Great Lake Sacandaga, 2012


p.s. on days when i have no access to Lou's computer (the only computer we own that i can post pictures from) i will try to make up the missed day with an extra post, or an extra long post.  here goes nothing... or, fingers crossed, maybe something.

Sunday, September 23, 2012

Saturday, September 22, 2012

Stopping Time

one of the things i love so much about making photographs ~ and there are many, many things i love ~ is how the process slows down time.  when you explore your world with your camera in hand, you gradually begin to expand and focus your vision.   as your sight intensifies, all your senses are heightened to an acute level, and you enter the tranquil cocoon of now.  the past and the future vanish in the power of the present.  you become so locked in the moment, time ceases to exist.  it is a sublime, and addictive experience.

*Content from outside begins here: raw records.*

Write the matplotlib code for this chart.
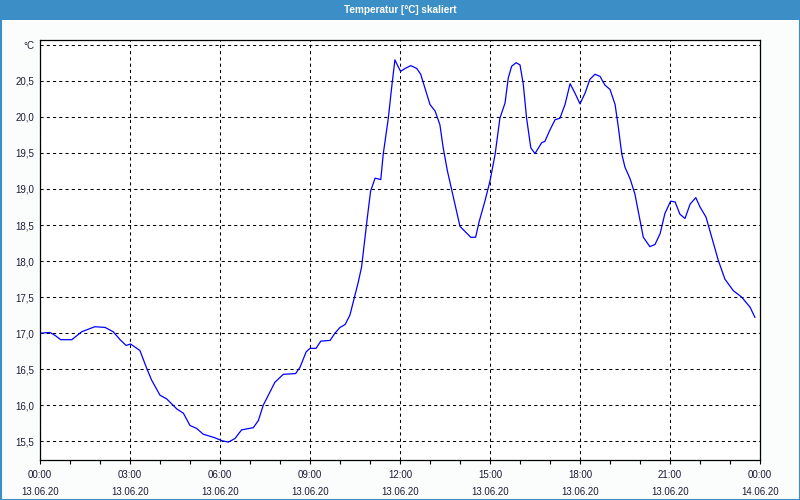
import matplotlib.pyplot as plt
from matplotlib.patches import Rectangle

plt.rcParams['font.family'] = ['Liberation Sans', 'DejaVu Sans']

# Messwerte (Stunden ab 13.06.20 00:00, Temperatur in °C)
hours = [0.0, 0.33, 0.5, 0.69, 1.06, 1.39, 1.83, 2.17, 2.44, 2.67, 2.87, 3.02,
         3.33, 3.56, 3.72, 4.0, 4.22, 4.56, 4.78, 5.0, 5.22, 5.44, 5.83, 6.06,
         6.28, 6.5, 6.72, 7.11, 7.28, 7.44, 7.83, 8.11, 8.52, 8.67, 8.87, 9.0,
         9.2, 9.36, 9.67, 9.83, 10.0, 10.17, 10.33, 10.47, 10.61, 10.72, 10.83,
         10.91, 11.02, 11.17, 11.36, 11.44, 11.61, 11.72, 11.83, 11.91, 12.02,
         12.17, 12.36, 12.56, 12.69, 12.83, 13.0, 13.17, 13.33, 13.44, 13.58,
         13.76, 14.0, 14.17, 14.36, 14.52, 14.64, 14.83, 15.0, 15.17, 15.33,
         15.5, 15.61, 15.72, 15.87, 16.0, 16.11, 16.22, 16.36, 16.5, 16.72,
         16.83, 17.0, 17.17, 17.33, 17.5, 17.67, 17.83, 18.0, 18.17, 18.33,
         18.5, 18.67, 18.83, 19.0, 19.17, 19.28, 19.39, 19.5, 19.67, 19.83,
         19.98, 20.11, 20.33, 20.5, 20.67, 20.83, 21.02, 21.17, 21.33, 21.5,
         21.67, 21.86, 22.0, 22.2, 22.39, 22.61, 22.83, 23.11, 23.39, 23.67, 23.83]
temps = [17.00, 17.01, 16.97, 16.91, 16.91, 17.02, 17.09, 17.08, 17.02, 16.91, 16.83, 16.85,
         16.76, 16.51, 16.35, 16.14, 16.09, 15.95, 15.89, 15.72, 15.68, 15.60, 15.55, 15.51,
         15.49, 15.54, 15.66, 15.69, 15.79, 16.00, 16.32, 16.43, 16.44, 16.53, 16.74, 16.79,
         16.79, 16.89, 16.90, 17.00, 17.08, 17.12, 17.25, 17.48, 17.71, 17.92, 18.32,
         18.60, 18.97, 19.15, 19.13, 19.48, 19.98, 20.40, 20.79, 20.72, 20.63,
         20.67, 20.71, 20.67, 20.59, 20.40, 20.17, 20.08, 19.89, 19.57, 19.25,
         18.92, 18.48, 18.41, 18.33, 18.33, 18.55, 18.83, 19.11, 19.48, 19.98,
         20.19, 20.54, 20.70, 20.75, 20.72, 20.45, 19.98, 19.57, 19.49, 19.64,
         19.66, 19.82, 19.96, 19.98, 20.17, 20.46, 20.33, 20.18, 20.33, 20.52,
         20.59, 20.56, 20.44, 20.38, 20.17, 19.85, 19.49, 19.30, 19.14, 18.93,
         18.61, 18.33, 18.20, 18.23, 18.38, 18.66, 18.83, 18.82, 18.65, 18.59,
         18.79, 18.88, 18.75, 18.61, 18.33, 18.01, 17.75, 17.59, 17.50, 17.36, 17.22]

tick_hours = [0, 3, 6, 9, 12, 15, 18, 21, 24]
tick_times = ['00:00', '03:00', '06:00', '09:00', '12:00', '15:00', '18:00', '21:00', '00:00']
tick_dates = ['13.06.20'] * 8 + ['14.06.20']
y_ticks = [15.5, 16.0, 16.5, 17.0, 17.5, 18.0, 18.5, 19.0, 19.5, 20.0, 20.5, 21.0]

frame_blue = '#3c8fc6'
text_col = '#1c1c38'

fig = plt.figure(figsize=(8, 5), dpi=100, facecolor='#fbfdfc')

# Titelleiste und Fensterrahmen
fig.patches.append(Rectangle((0, 1 - 20 / 500), 1, 20 / 500, transform=fig.transFigure,
                             facecolor=frame_blue, edgecolor='none', zorder=0))
fig.patches.append(Rectangle((0.5 / 800, 0.5 / 500), 1 - 1 / 800, 1 - 1 / 500,
                             transform=fig.transFigure, facecolor='none',
                             edgecolor=frame_blue, linewidth=1.5, zorder=0))
fig.text(0.5, 1 - 10 / 500, 'Temperatur [°C] skaliert', color='white',
         ha='center', va='center', fontsize=7.2, fontweight='bold')

ax = fig.add_axes([40 / 800, 40 / 500, 720 / 800, 420 / 500])
ax.set_facecolor('white')
ax.plot(hours, temps, color='#0000ff', linewidth=0.9)

ax.set_xlim(0, 24)
ax.set_ylim(15.242, 21.065)

ax.set_xticks(tick_hours)
ax.set_xticklabels([t + '\n' + d for t, d in zip(tick_times, tick_dates)],
                   linespacing=1.85, fontsize=7, color=text_col)
ax.set_xticks(range(0, 25), minor=True)
ax.tick_params(axis='x', which='both', direction='out', length=3, width=0.8,
               pad=4, color='black')

ax.set_yticks(y_ticks)
ax.set_yticklabels([('%.1f' % v).replace('.', ',') for v in y_ticks[:-1]] + ['°C'],
                   fontsize=7, color=text_col)
ax.tick_params(axis='y', length=0, pad=4)

ax.grid(True, which='major', color='black', linestyle=(0, (3, 3)), linewidth=0.75)
for s in ax.spines.values():
    s.set_linewidth(0.9)
    s.set_color('black')

fig.savefig('out.png', dpi=100, facecolor=fig.get_facecolor())
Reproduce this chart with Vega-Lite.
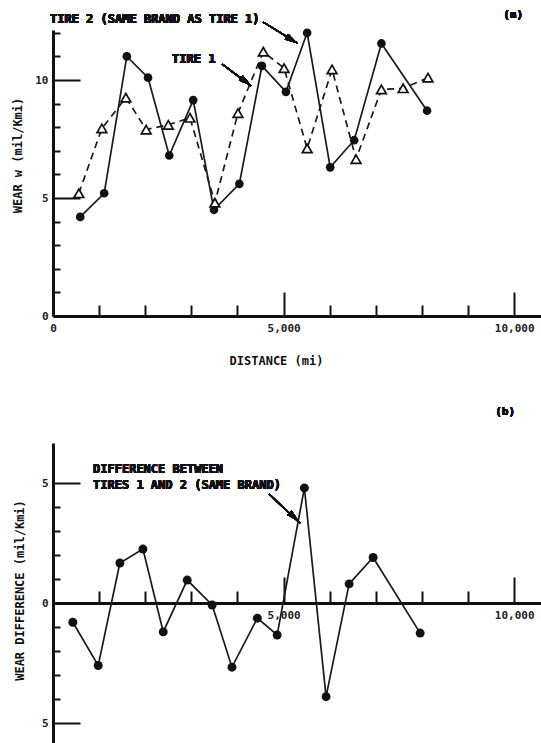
{
  "$schema": "https://vega.github.io/schema/vega-lite/v6.json",
  "background": "white",
  "padding": {"left": 11, "top": 9, "right": 0, "bottom": 0},
  "bounds": "flush",
  "spacing": 127,
  "datasets": {
    "tires": [
      {"distance": 560, "wear": 5.2, "tire": "Tire 1"},
      {"distance": 1060, "wear": 7.95, "tire": "Tire 1"},
      {"distance": 1580, "wear": 9.25, "tire": "Tire 1"},
      {"distance": 2020, "wear": 7.9, "tire": "Tire 1"},
      {"distance": 2500, "wear": 8.1, "tire": "Tire 1"},
      {"distance": 2970, "wear": 8.4, "tire": "Tire 1"},
      {"distance": 3510, "wear": 4.8, "tire": "Tire 1"},
      {"distance": 4010, "wear": 8.6, "tire": "Tire 1"},
      {"distance": 4560, "wear": 11.2, "tire": "Tire 1"},
      {"distance": 5010, "wear": 10.5, "tire": "Tire 1"},
      {"distance": 5510, "wear": 7.1, "tire": "Tire 1"},
      {"distance": 6050, "wear": 10.45, "tire": "Tire 1"},
      {"distance": 6570, "wear": 6.65, "tire": "Tire 1"},
      {"distance": 7120, "wear": 9.6, "tire": "Tire 1"},
      {"distance": 7590, "wear": 9.65, "tire": "Tire 1"},
      {"distance": 8130, "wear": 10.1, "tire": "Tire 1"},
      {"distance": 590, "wear": 4.2, "tire": "Tire 2"},
      {"distance": 1110, "wear": 5.2, "tire": "Tire 2"},
      {"distance": 1600, "wear": 11.0, "tire": "Tire 2"},
      {"distance": 2060, "wear": 10.1, "tire": "Tire 2"},
      {"distance": 2520, "wear": 6.8, "tire": "Tire 2"},
      {"distance": 3040, "wear": 9.15, "tire": "Tire 2"},
      {"distance": 3490, "wear": 4.5, "tire": "Tire 2"},
      {"distance": 4040, "wear": 5.6, "tire": "Tire 2"},
      {"distance": 4530, "wear": 10.6, "tire": "Tire 2"},
      {"distance": 5050, "wear": 9.5, "tire": "Tire 2"},
      {"distance": 5510, "wear": 12.0, "tire": "Tire 2"},
      {"distance": 6010, "wear": 6.3, "tire": "Tire 2"},
      {"distance": 6530, "wear": 7.45, "tire": "Tire 2"},
      {"distance": 7120, "wear": 11.55, "tire": "Tire 2"},
      {"distance": 8110, "wear": 8.7, "tire": "Tire 2"}
    ],
    "diff": [
      {"distance": 430, "difference": -0.8},
      {"distance": 980, "difference": -2.6},
      {"distance": 1450, "difference": 1.67},
      {"distance": 1950, "difference": 2.25},
      {"distance": 2390, "difference": -1.2},
      {"distance": 2910, "difference": 0.96},
      {"distance": 3450, "difference": -0.08},
      {"distance": 3880, "difference": -2.67},
      {"distance": 4430, "difference": -0.63},
      {"distance": 4860, "difference": -1.33},
      {"distance": 5450, "difference": 4.8},
      {"distance": 5920, "difference": -3.9},
      {"distance": 6420, "difference": 0.8},
      {"distance": 6940, "difference": 1.9},
      {"distance": 7960, "difference": -1.25}
    ]
  },
  "vconcat": [
    {
      "width": 488,
      "height": 286,
      "data": {"name": "tires"},
      "encoding": {
        "x": {
          "field": "distance", "type": "quantitative",
          "scale": {"domain": [0, 10580], "nice": false, "zero": false},
          "axis": {
            "values": [0, 1000, 2000, 3000, 4000, 5000, 6000, 7000, 8000, 9000, 10000],
            "labelExpr": "datum.value % 5000 === 0 ? format(datum.value, ',') : ''",
            "tickSize": {"condition": {"test": "datum.value % 5000 === 0", "value": -24}, "value": -11},
            "labelPadding": 30,
            "labelFlush": false,
            "title": "DISTANCE (mi)",
            "titleX": 223,
            "titleY": 44,
            "titleBaseline": "middle"
          }
        },
        "y": {
          "field": "wear", "type": "quantitative",
          "scale": {"domain": [0, 12.12], "nice": false, "zero": false},
          "axis": {
            "values": [0, 1, 2, 3, 4, 5, 6, 7, 8, 9, 10, 11, 12],
            "labelExpr": "datum.value % 5 === 0 ? datum.label : ''",
            "tickSize": {"condition": {"test": "datum.value % 5 === 0", "value": -27}, "value": -7},
            "labelPadding": 32,
            "title": "WEAR w (mil/Kmi)",
            "titleAngle": -90,
            "titleX": -36,
            "titleY": 125,
            "titleAlign": "center",
            "titleBaseline": "middle"
          }
        }
      },
      "layer": [
        {
          "transform": [{"filter": "datum.tire === 'Tire 1'"}],
          "mark": {"type": "line", "color": "#1a1a1a", "strokeWidth": 1.7, "strokeDash": [7, 5]}
        },
        {
          "transform": [{"filter": "datum.tire === 'Tire 2'"}],
          "mark": {"type": "line", "color": "#1a1a1a", "strokeWidth": 1.7}
        },
        {
          "transform": [{"filter": "datum.tire === 'Tire 2'"}],
          "mark": {"type": "point", "shape": "circle", "filled": true, "color": "#111", "size": 75, "opacity": 1}
        },
        {
          "transform": [{"filter": "datum.tire === 'Tire 1'"}],
          "mark": {"type": "point", "shape": "triangle-up", "filled": true, "fill": "white", "stroke": "#111", "strokeWidth": 1.7, "size": 95, "opacity": 1}
        },
        {
          "mark": {"type": "text", "align": "left", "baseline": "middle", "font": "DejaVu Sans Mono", "fontWeight": "bold", "fontSize": 12, "color": "#111", "text": "TIRE 2 (SAME BRAND AS TIRE 1)"},
          "encoding": {"x": {"datum": -65}, "y": {"datum": 12.58}}
        },
        {
          "mark": {"type": "text", "align": "left", "baseline": "middle", "font": "DejaVu Sans Mono", "fontWeight": "bold", "fontSize": 12, "color": "#111", "text": "TIRE 1"},
          "encoding": {"x": {"datum": 2581}, "y": {"datum": 10.89}}
        },
        {
          "mark": {"type": "text", "align": "center", "baseline": "middle", "font": "DejaVu Sans Mono", "fontWeight": "bold", "fontSize": 11, "color": "#111", "text": "(a)"},
          "encoding": {"x": {"datum": 9976}, "y": {"datum": 12.75}}
        },
        {
          "mark": {"type": "rule", "color": "#111", "strokeWidth": 1.4},
          "encoding": {"x": {"datum": 4554}, "y": {"datum": 12.46}, "x2": {"datum": 5292}, "y2": {"datum": 11.57}}
        },
        {
          "mark": {"type": "point", "shape": "M0,-1L0.5,1L-0.5,1Z", "filled": true, "color": "#111", "opacity": 1, "size": 170, "angle": 122},
          "encoding": {"x": {"datum": 5183}, "y": {"datum": 11.69}}
        },
        {
          "mark": {"type": "rule", "color": "#111", "strokeWidth": 1.4},
          "encoding": {"x": {"datum": 3665}, "y": {"datum": 10.68}, "x2": {"datum": 4294}, "y2": {"datum": 9.75}}
        },
        {
          "mark": {"type": "point", "shape": "M0,-1L0.5,1L-0.5,1Z", "filled": true, "color": "#111", "opacity": 1, "size": 170, "angle": 127},
          "encoding": {"x": {"datum": 4186}, "y": {"datum": 9.92}}
        }
      ]
    },
    {
      "width": 488,
      "height": 300,
      "data": {"name": "diff"},
      "encoding": {
        "x": {
          "field": "distance", "type": "quantitative",
          "scale": {"domain": [0, 10580], "nice": false, "zero": false},
          "axis": {
            "values": [1000, 2000, 3000, 4000, 5000, 6000, 7000, 8000, 9000, 10000],
            "labelExpr": "datum.value % 5000 === 0 ? format(datum.value, ',') : ''",
            "tickSize": {"condition": {"test": "datum.value % 5000 === 0", "value": -26}, "value": -12},
            "labelPadding": 32,
            "labelFlush": false,
            "offset": -140,
            "title": null
          }
        },
        "y": {
          "field": "difference", "type": "quantitative",
          "scale": {"domain": [-5.83, 6.67], "nice": false, "zero": false},
          "axis": {
            "values": [-5, -4, -3, -2, -1, 0, 1, 2, 3, 4, 5],
            "labelExpr": "datum.value % 5 === 0 ? format(abs(datum.value), 'd') : ''",
            "tickSize": {"condition": {"test": "datum.value % 5 === 0", "value": -27}, "value": -7},
            "labelPadding": 32,
            "title": "WEAR DIFFERENCE (mil/Kmi)",
            "titleAngle": -90,
            "titleX": -34,
            "titleY": 147,
            "titleAlign": "center",
            "titleBaseline": "middle"
          }
        }
      },
      "layer": [
        {
          "mark": {"type": "line", "color": "#1a1a1a", "strokeWidth": 1.7}
        },
        {
          "mark": {"type": "point", "shape": "circle", "filled": true, "color": "#111", "size": 80, "opacity": 1}
        },
        {
          "mark": {"type": "text", "align": "left", "baseline": "middle", "font": "DejaVu Sans Mono", "fontWeight": "bold", "fontSize": 12, "color": "#111", "text": "DIFFERENCE BETWEEN"},
          "encoding": {"x": {"datum": 868}, "y": {"datum": 5.58}}
        },
        {
          "mark": {"type": "text", "align": "left", "baseline": "middle", "font": "DejaVu Sans Mono", "fontWeight": "bold", "fontSize": 12, "color": "#111", "text": "TIRES 1 AND 2 (SAME BRAND)"},
          "encoding": {"x": {"datum": 868}, "y": {"datum": 4.92}}
        },
        {
          "mark": {"type": "text", "align": "center", "baseline": "middle", "font": "DejaVu Sans Mono", "fontWeight": "bold", "fontSize": 11, "color": "#111", "text": "(b)"},
          "encoding": {"x": {"datum": 9803}, "y": {"datum": 7.96}}
        },
        {
          "mark": {"type": "rule", "color": "#111", "strokeWidth": 1.4},
          "encoding": {"x": {"datum": 4685}, "y": {"datum": 4.54}, "x2": {"datum": 5357}, "y2": {"datum": 3.33}}
        },
        {
          "mark": {"type": "point", "shape": "M0,-1L0.5,1L-0.5,1Z", "filled": true, "color": "#111", "opacity": 1, "size": 170, "angle": 133},
          "encoding": {"x": {"datum": 5227}, "y": {"datum": 3.58}}
        }
      ]
    }
  ],
  "config": {
    "view": {"stroke": null},
    "axis": {
      "grid": false,
      "domainColor": "#111",
      "domainWidth": 3,
      "tickColor": "#111",
      "tickWidth": 2,
      "labelFont": "DejaVu Sans Mono",
      "labelFontWeight": "bold",
      "labelFontSize": 11,
      "labelColor": "#222",
      "titleFont": "DejaVu Sans Mono",
      "titleFontWeight": "bold",
      "titleFontSize": 12,
      "titleColor": "#111"
    }
  }
}
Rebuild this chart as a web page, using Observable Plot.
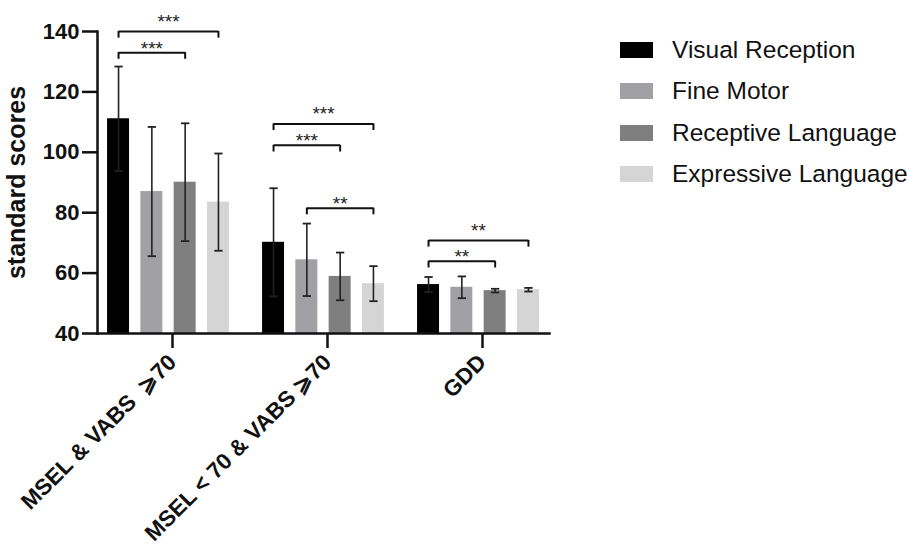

as summer passes into fall, and we find ourselves another season older, stop for a minute, with or without your camera, and really look at the world around you.  take the time to stop time. enter the moment and leave your life behind.

Friday, September 21, 2012

The Last Day of Summer



to thank Bill for his two cents...

In The Sweet Grass Hills ~ Requiem

For the time being, earth and sky.
For the time being, body.

For the time being, nights of magpie blue,
mornings of salt white clouds winging over.

For the time being, eagle.
Eye to eye with the sun at noon,

I enter these hills of sweet grass,
sage, wild rose, and rock ---
bringing nothing with me,
       a wild solitude in the smoke
                              I please to call my soul.